When I first saw Finding Amos and read the blurb, I was immediately intrigued. Mainly because the story already felt familiar before I’d read a single word. Let me explain: I vividly remember being at Disneyworld with my husband and son (March 2008) and getting a call from my father’s sister. She told me my father had died. I hadn’t seen him in at least fifteen years. Even the yearly birthday cards he sent me with a crisp $20 bill had stopped long before that. She told me he’d suffered from Alzheimer’s before his death. And as she went on to tell me the details of his demise, I remember feeling sorry for HER because she’d lost her brother. To be honest I didn’t really feel anything beyond that.
While reading Finding Amos, I could relate to some of the same issues that Amos’ daughters experienced in the book. Issues of abandonment, anger, and resentment but also of general indifference towards their father. My mother never fought over my father or made scenes like the mothers in the book, he lived in an entirely different state and I don’t think he’d made her any promises. My mother was also a great provider and I had a happy childhood filled with love, family and a ton of experiences. I saw my dad maybe once or twice a year and to me, that was “normal”. I guess I’m a classic example of not missing what you never had.
I think I’ve flourished and have thrived in a happy marriage (16 years in November) despite- or to spite- the fact that I didn’t have a father growing up. But I totally understood how Toya, Tomiko, and even Cassandra had issues of self-worth and making relationships work because of their lack of a relationship with Amos. But I also blame their mothers. Even though this was a fictional book, all three of their mother’s behavior is perpetrated by women in real life. They become so addicted and desperate for a man’s attention that they neglect their own children’s well being in the process. All three of the mothers in this book are guilty of doing just that. So in many ways, these characters were not only were missing their dad from their lives but also a fully functioning mother.
This book was well written, entertaining and for me somewhat haunting. It brought long-buried thoughts/feelings to the forefront of my mind regarding my own relationship (or lack thereof) with my own father.

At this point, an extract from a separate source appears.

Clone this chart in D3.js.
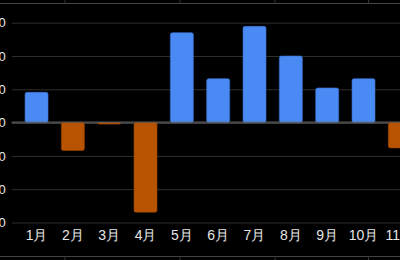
<!DOCTYPE html>
<html>
<head>
<meta charset="utf-8">
<script src="https://cdn.jsdelivr.net/npm/d3@7"></script>
<style>
  html, body { margin: 0; padding: 0; background: #000; overflow: hidden; }
  svg { display: block; font-family: "Noto Sans CJK SC", "Noto Sans", sans-serif; }
</style>
</head>
<body>
<div id="chart"></div>
<script>
// Monthly change, positive in blue, negative in orange
var months = ['1月', '2月', '3月', '4月', '5月', '6月', '7月', '8月', '9月', '10月', '11月', '12月'];
var values = [9.1, -8.4, -0.3, -26.9, 27.0, 13.2, 28.9, 20.0, 10.4, 13.2, -7.6, null];
var yTicks = [-30, -20, -10, 0, 10, 20, 30];

var POS_COLOR = '#4a8af4';
var NEG_COLOR = '#b85400';

var width = 400, height = 260;
var margin = { top: 22.7, right: 0, bottom: 37.5, left: 11.7 };
// the plot is wider than the window, the last month falls outside
var plotRight = 461;

var svg = d3.select('#chart').append('svg')
    .attr('width', width)
    .attr('height', height);

// page frame lines around the chart
var frameX = [65, 180, 275, 368.5];
svg.append('line').attr('x1', 0).attr('x2', width).attr('y1', 3.5).attr('y2', 3.5)
    .attr('stroke', '#444').attr('stroke-width', 1);
svg.append('line').attr('x1', 0).attr('x2', width).attr('y1', 256.5).attr('y2', 256.5)
    .attr('stroke', '#444').attr('stroke-width', 1);
frameX.forEach(function(x) {
    svg.append('line').attr('x1', x).attr('x2', x).attr('y1', 0).attr('y2', 3.5)
        .attr('stroke', '#333');
    svg.append('line').attr('x1', x).attr('x2', x).attr('y1', 256.5).attr('y2', height)
        .attr('stroke', '#333');
});

var x = d3.scaleBand()
    .domain(months)
    .range([margin.left, plotRight])
    .padding(0.367);

var y = d3.scaleLinear()
    .domain([-30, 30])
    .range([height - margin.bottom, margin.top]);

// gridlines + y labels (cut off at the left edge, as in the original)
var yAxis = svg.append('g')
    .attr('transform', 'translate(' + margin.left + ',0)')
    .call(d3.axisLeft(y).tickValues(yTicks).tickSize(-(plotRight - margin.left)).tickPadding(6));
yAxis.select('.domain').remove();
yAxis.selectAll('.tick line')
    .attr('stroke', function(d) { return d === 0 ? '#666' : '#2e2e2e'; })
    .attr('stroke-width', 1);
yAxis.selectAll('.tick text')
    .attr('fill', '#e6e6e6')
    .style('font-size', '13px');

// bars
var data = months.map(function(m, i) { return { month: m, value: values[i] }; })
    .filter(function(d) { return d.value !== null; });

svg.append('g').selectAll('rect')
    .data(data)
    .join('rect')
    .attr('x', function(d) { return x(d.month); })
    .attr('y', function(d) { return y(Math.max(0, d.value)); })
    .attr('width', x.bandwidth())
    .attr('height', function(d) { return Math.max(1.5, Math.abs(y(d.value) - y(0))); })
    .attr('rx', 2)
    .attr('fill', function(d) { return d.value >= 0 ? POS_COLOR : NEG_COLOR; })
    .attr('stroke', function(d) { return d.value >= 0 ? '#3a74d0' : '#9a4600'; })
    .attr('stroke-width', 0.6);

// zero line
svg.append('line')
    .attr('x1', margin.left).attr('x2', plotRight)
    .attr('y1', y(0) - 0.5).attr('y2', y(0) - 0.5)
    .attr('stroke', '#666');

// month labels
var xAxis = svg.append('g')
    .attr('transform', 'translate(0,' + (height - margin.bottom) + ')')
    .call(d3.axisBottom(x).tickSize(0).tickPadding(8));
xAxis.select('.domain').remove();
xAxis.selectAll('.tick text')
    .attr('fill', '#e6e6e6')
    .style('font-size', '14px');
</script>
</body>
</html>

I’m sure both he and my mother did what they thought was right or the best they could given the circumstances and the era, but for me what it all boiled down to was this: when I became an adult I made a conscious decision to be responsible for myself and my own actions. Yeah, there were parts of my life or childhood that might not have been perfect or even ideal and it would be easy and convenient to blame my parents but what’s done is done. I knew better so I tried to do better.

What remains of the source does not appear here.